What to produce: Reproduce from the records below, with no pictures, exactly the lines between the one containing "Write a component" and the one containing "6.05, 4.64, 4.23]", inclusive.

Information given:
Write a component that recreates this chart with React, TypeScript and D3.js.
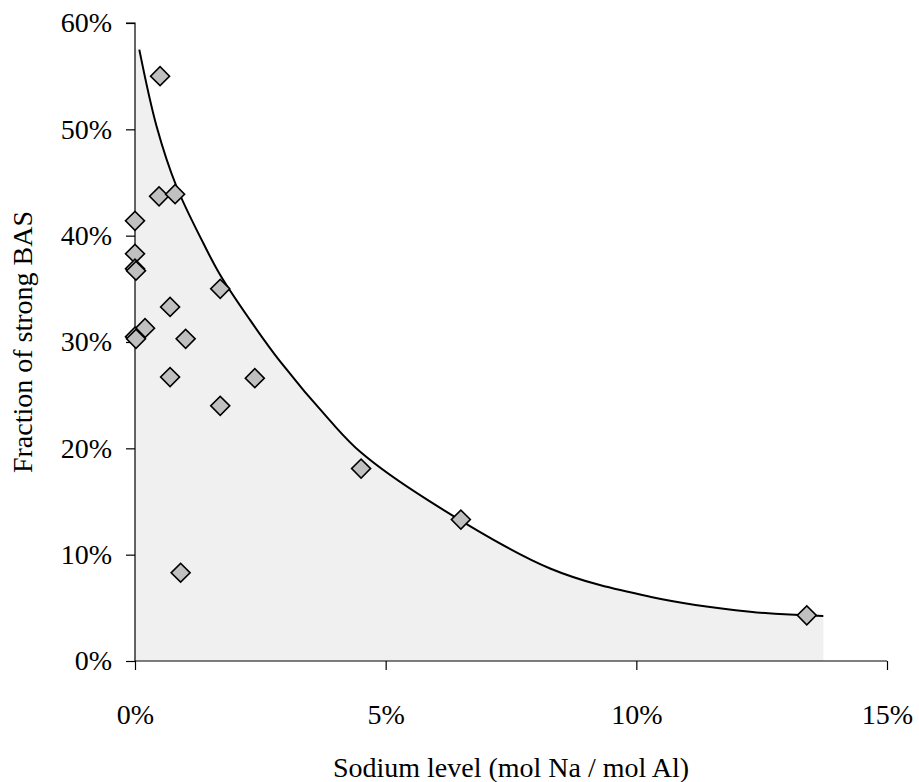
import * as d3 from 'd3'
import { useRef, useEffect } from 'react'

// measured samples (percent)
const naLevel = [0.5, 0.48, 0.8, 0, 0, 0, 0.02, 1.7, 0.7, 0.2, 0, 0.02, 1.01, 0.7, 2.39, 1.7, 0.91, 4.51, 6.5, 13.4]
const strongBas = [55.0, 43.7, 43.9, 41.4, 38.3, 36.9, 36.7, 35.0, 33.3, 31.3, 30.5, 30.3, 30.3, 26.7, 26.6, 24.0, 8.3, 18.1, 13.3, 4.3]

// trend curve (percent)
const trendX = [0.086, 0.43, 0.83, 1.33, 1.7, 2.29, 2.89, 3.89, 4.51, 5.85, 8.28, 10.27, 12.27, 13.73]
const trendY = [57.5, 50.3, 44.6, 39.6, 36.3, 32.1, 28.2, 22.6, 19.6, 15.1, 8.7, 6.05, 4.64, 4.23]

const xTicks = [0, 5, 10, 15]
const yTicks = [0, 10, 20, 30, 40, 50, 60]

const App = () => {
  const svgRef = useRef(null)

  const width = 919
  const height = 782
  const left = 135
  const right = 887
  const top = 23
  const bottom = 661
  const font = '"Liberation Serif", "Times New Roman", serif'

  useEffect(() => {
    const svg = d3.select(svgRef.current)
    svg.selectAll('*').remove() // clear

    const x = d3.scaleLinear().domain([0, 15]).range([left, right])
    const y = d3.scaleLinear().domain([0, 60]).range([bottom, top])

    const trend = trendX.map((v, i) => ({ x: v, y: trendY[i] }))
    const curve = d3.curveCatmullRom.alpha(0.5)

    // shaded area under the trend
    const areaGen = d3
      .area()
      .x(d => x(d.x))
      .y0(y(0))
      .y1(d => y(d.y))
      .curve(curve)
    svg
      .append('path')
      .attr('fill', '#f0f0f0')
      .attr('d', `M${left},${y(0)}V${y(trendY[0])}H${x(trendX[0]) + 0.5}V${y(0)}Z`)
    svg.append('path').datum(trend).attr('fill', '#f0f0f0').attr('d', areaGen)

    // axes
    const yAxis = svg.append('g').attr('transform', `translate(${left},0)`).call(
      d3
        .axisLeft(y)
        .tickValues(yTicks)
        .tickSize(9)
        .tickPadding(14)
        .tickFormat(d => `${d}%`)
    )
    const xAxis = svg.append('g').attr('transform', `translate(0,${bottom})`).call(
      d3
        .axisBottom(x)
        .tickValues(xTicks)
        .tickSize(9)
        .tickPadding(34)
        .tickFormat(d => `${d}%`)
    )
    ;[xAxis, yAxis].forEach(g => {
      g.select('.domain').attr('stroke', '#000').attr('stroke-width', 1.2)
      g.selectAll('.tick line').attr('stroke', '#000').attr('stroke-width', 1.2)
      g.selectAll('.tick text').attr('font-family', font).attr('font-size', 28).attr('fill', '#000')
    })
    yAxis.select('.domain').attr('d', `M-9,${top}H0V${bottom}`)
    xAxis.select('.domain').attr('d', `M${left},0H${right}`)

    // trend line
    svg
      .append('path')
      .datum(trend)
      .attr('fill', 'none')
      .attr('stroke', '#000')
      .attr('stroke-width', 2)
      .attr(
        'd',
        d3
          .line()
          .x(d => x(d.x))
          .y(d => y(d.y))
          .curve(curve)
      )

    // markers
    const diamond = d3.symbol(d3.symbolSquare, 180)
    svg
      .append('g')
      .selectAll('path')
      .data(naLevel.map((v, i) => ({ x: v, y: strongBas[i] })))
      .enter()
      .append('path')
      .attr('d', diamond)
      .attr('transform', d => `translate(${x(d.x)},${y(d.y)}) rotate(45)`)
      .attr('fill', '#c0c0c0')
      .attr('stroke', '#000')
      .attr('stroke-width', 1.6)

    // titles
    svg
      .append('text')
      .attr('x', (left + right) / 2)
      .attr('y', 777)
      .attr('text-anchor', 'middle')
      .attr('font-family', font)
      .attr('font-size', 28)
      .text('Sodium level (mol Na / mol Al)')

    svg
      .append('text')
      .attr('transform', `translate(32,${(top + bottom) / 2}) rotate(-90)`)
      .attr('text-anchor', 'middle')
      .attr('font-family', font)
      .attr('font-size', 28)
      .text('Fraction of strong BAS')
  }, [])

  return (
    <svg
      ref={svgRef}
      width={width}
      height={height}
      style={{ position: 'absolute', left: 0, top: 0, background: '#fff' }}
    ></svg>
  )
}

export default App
==
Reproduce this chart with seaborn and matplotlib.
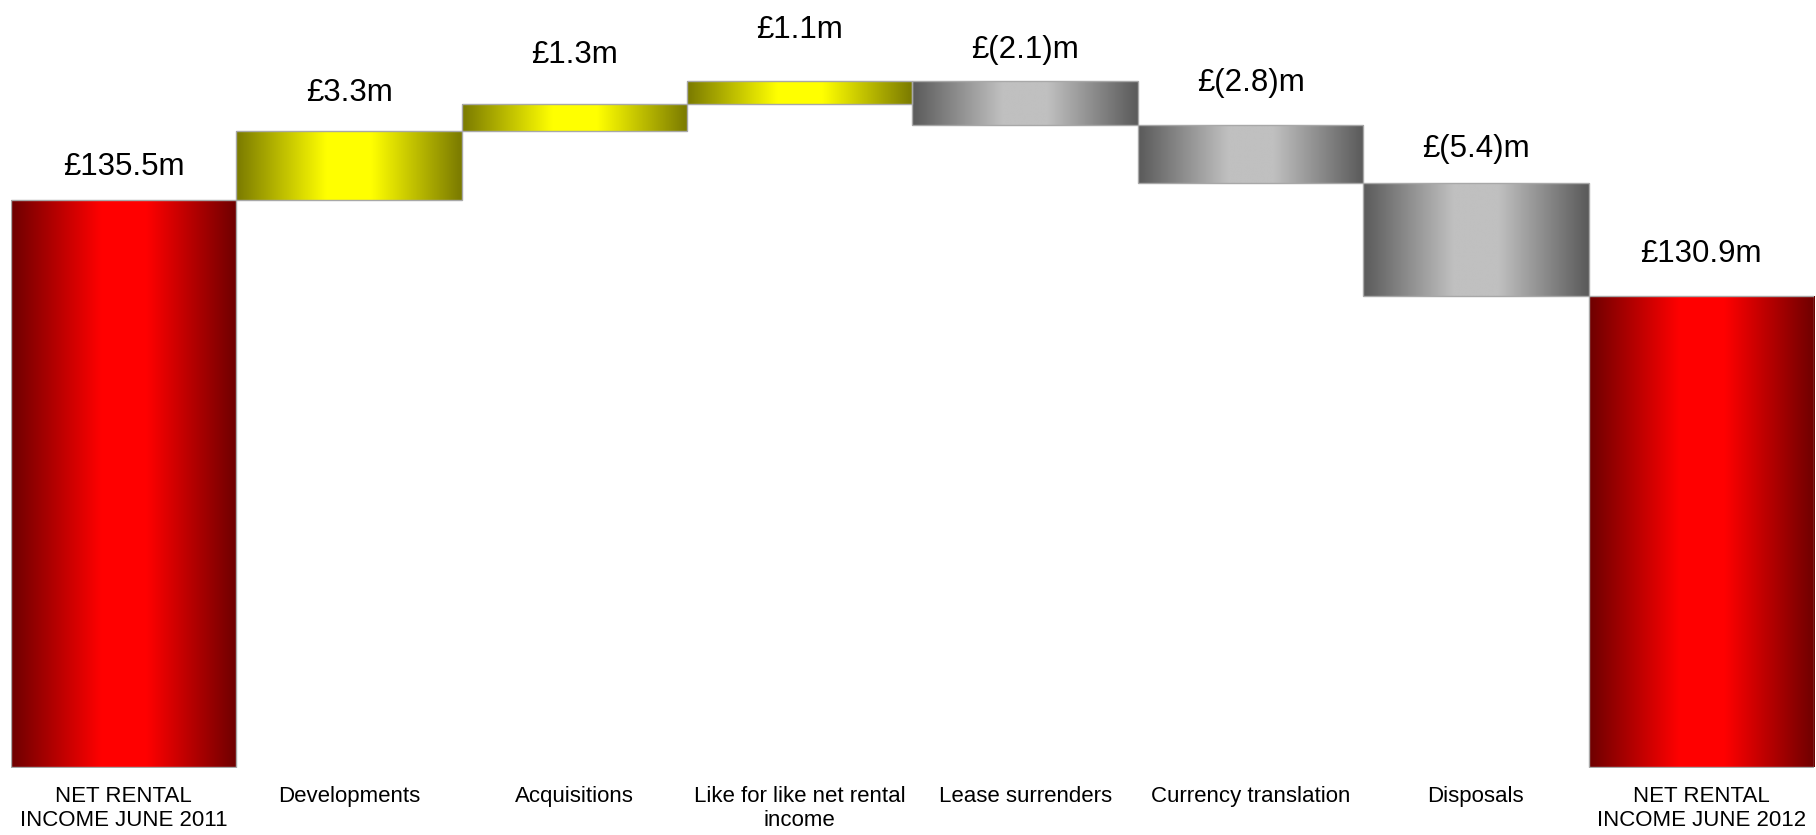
---
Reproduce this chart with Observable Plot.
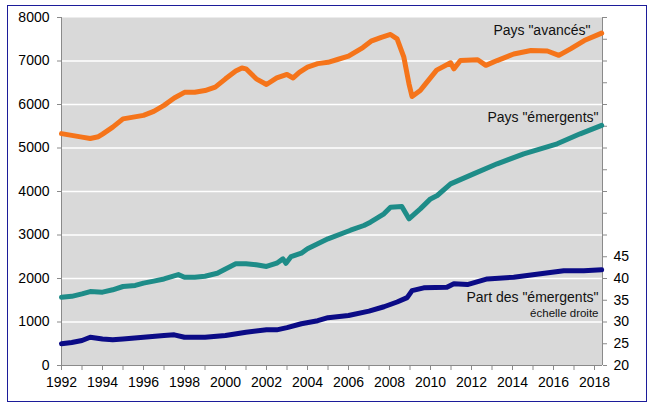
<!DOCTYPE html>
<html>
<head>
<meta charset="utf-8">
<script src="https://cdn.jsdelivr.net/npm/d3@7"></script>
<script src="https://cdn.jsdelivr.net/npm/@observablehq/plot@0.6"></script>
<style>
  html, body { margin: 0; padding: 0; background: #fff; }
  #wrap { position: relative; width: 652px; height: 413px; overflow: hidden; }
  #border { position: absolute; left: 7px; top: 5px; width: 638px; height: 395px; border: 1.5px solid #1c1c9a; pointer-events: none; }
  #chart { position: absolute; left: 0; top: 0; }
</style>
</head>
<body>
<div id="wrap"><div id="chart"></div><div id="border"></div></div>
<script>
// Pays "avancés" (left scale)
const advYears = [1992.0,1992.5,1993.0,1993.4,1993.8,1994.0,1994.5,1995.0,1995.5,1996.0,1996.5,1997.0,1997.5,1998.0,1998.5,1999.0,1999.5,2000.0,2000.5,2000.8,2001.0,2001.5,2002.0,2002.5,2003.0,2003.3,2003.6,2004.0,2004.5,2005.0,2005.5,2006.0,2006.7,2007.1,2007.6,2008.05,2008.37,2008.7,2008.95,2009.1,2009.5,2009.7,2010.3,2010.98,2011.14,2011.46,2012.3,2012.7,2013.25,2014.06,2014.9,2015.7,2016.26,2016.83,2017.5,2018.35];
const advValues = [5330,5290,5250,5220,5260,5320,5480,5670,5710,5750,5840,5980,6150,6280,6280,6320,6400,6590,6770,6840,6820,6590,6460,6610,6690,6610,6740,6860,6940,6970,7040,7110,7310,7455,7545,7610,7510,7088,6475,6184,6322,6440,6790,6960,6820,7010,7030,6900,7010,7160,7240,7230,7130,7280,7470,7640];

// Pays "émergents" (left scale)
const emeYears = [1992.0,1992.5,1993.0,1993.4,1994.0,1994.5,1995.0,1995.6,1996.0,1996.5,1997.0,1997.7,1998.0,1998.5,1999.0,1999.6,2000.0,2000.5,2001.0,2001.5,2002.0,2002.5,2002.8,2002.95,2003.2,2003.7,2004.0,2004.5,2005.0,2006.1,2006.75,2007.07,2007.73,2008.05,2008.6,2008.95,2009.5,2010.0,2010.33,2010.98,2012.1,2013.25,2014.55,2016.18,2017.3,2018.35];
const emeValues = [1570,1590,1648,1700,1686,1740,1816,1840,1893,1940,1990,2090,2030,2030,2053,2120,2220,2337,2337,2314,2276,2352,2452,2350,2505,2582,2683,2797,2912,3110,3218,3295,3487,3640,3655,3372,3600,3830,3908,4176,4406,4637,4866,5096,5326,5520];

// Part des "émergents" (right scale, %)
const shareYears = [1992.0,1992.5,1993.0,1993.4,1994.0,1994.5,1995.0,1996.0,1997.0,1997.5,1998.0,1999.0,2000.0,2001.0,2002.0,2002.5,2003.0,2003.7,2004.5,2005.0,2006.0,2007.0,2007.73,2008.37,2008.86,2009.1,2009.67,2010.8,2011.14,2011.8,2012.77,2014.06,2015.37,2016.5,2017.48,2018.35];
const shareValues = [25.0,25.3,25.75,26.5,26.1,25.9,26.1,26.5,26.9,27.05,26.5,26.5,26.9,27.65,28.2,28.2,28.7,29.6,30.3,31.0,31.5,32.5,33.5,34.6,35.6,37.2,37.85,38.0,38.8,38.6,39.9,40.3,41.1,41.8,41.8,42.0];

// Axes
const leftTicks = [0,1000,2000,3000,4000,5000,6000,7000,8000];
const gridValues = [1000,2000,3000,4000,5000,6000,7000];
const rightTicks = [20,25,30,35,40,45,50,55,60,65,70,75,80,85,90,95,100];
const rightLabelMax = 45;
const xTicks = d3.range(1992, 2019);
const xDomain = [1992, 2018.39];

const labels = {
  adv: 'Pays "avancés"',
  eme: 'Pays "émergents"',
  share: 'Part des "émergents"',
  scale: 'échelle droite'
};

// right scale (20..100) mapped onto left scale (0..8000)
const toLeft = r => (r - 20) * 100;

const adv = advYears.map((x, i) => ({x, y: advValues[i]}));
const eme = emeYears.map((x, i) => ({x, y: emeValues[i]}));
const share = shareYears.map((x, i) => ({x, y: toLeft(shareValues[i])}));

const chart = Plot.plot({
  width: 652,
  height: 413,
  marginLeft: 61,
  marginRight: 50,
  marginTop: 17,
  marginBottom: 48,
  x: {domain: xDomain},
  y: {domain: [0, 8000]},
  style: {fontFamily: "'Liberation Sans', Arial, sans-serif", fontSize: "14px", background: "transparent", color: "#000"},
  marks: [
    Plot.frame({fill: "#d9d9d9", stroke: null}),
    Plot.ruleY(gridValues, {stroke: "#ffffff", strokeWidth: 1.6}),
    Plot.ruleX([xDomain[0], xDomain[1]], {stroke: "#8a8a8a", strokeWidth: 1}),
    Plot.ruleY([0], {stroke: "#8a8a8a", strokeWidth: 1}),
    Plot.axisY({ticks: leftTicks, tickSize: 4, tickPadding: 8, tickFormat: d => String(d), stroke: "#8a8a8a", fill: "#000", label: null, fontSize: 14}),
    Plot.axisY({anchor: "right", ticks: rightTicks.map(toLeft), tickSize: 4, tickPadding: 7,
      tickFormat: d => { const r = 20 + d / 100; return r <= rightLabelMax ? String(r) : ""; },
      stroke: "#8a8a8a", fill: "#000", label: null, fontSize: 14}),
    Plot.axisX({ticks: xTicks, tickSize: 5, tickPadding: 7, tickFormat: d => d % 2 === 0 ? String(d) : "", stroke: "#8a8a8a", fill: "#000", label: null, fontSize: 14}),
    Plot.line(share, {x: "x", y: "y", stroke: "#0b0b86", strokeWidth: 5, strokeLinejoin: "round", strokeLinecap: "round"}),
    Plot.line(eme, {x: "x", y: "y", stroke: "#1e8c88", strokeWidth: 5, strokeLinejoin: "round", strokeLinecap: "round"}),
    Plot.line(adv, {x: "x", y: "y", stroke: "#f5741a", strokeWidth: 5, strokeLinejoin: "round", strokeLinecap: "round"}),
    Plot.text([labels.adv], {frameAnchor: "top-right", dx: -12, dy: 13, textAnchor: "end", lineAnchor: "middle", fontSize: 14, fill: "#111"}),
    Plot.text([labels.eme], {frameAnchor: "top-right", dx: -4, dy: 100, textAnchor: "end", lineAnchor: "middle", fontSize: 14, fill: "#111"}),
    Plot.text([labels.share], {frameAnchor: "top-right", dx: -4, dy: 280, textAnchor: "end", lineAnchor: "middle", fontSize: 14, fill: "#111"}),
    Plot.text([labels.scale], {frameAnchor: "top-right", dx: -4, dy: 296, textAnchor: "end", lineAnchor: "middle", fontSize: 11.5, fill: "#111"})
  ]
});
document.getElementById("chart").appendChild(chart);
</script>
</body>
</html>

Exercise answer:
Write a component that recreates this chart with React, TypeScript and D3.js.
import * as d3 from 'd3'
import { useRef, useEffect } from 'react'

// measured samples (percent)
const naLevel = [0.5, 0.48, 0.8, 0, 0, 0, 0.02, 1.7, 0.7, 0.2, 0, 0.02, 1.01, 0.7, 2.39, 1.7, 0.91, 4.51, 6.5, 13.4]
const strongBas = [55.0, 43.7, 43.9, 41.4, 38.3, 36.9, 36.7, 35.0, 33.3, 31.3, 30.5, 30.3, 30.3, 26.7, 26.6, 24.0, 8.3, 18.1, 13.3, 4.3]

// trend curve (percent)
const trendX = [0.086, 0.43, 0.83, 1.33, 1.7, 2.29, 2.89, 3.89, 4.51, 5.85, 8.28, 10.27, 12.27, 13.73]
const trendY = [57.5, 50.3, 44.6, 39.6, 36.3, 32.1, 28.2, 22.6, 19.6, 15.1, 8.7, 6.05, 4.64, 4.23]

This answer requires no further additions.